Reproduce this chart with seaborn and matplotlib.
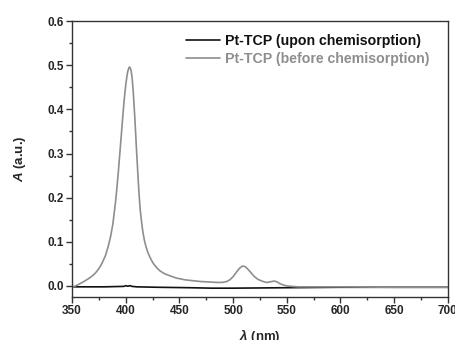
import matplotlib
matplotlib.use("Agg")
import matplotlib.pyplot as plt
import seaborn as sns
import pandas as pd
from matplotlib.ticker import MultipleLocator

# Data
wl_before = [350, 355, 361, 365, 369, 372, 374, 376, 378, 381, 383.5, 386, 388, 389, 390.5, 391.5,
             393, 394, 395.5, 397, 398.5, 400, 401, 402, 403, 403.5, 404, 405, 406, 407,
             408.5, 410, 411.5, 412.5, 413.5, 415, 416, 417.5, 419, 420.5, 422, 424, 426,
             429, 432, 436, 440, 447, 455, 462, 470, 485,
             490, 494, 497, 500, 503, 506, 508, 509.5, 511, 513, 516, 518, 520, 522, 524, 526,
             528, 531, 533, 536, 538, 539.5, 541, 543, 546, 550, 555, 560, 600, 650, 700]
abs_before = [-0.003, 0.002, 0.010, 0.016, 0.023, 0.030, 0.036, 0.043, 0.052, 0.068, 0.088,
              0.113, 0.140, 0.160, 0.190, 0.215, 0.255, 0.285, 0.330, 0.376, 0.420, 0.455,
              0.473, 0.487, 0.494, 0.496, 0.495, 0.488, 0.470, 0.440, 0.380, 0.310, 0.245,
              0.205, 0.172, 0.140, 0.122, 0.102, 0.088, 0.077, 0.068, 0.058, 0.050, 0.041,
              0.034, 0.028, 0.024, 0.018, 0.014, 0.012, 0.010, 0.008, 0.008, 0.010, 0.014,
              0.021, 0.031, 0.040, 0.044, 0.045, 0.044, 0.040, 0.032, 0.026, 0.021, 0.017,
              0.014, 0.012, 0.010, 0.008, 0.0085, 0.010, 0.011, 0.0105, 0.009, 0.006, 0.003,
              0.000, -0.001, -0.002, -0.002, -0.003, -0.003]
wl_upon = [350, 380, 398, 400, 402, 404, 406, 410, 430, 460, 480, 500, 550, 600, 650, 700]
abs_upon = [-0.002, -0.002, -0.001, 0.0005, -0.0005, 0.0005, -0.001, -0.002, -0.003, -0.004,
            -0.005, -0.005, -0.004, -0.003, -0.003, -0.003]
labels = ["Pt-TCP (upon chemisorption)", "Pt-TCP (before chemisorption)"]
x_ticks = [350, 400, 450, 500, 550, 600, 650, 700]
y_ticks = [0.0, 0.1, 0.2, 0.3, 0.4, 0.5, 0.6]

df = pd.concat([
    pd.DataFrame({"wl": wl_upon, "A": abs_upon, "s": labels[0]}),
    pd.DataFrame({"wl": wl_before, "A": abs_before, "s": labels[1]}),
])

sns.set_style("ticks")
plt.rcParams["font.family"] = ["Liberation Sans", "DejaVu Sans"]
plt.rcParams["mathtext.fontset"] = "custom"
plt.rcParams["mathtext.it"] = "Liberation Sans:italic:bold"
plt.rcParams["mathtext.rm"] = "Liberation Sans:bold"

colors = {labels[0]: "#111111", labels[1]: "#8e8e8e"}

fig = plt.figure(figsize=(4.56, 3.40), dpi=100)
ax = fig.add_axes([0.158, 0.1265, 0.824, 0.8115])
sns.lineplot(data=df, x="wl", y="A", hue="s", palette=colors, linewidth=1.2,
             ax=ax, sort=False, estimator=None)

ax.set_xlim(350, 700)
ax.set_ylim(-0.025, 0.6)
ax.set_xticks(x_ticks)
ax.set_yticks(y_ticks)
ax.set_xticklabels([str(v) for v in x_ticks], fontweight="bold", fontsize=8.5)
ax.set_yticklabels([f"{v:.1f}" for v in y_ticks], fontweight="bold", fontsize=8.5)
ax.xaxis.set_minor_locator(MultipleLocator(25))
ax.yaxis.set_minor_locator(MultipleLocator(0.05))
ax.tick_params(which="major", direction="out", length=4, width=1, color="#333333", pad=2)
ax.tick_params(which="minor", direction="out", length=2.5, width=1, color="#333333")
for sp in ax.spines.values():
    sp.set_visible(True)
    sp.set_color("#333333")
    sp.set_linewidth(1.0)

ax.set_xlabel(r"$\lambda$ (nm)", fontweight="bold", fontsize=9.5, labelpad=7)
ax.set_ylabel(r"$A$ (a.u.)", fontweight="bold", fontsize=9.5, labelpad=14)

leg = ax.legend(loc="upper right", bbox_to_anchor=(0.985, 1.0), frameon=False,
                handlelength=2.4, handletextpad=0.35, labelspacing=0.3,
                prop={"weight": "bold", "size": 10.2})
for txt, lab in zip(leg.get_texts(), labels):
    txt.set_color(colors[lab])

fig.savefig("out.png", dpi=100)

# # # # #

Without any pictures, reproduce the lines from the first one in the material through the line that has "from matplotlib.ticker import MultipleLocator", exactly as they appear.

**Response**.
Reproduce this chart with seaborn and matplotlib.
import matplotlib
matplotlib.use("Agg")
import matplotlib.pyplot as plt
import seaborn as sns
import pandas as pd
from matplotlib.ticker import MultipleLocator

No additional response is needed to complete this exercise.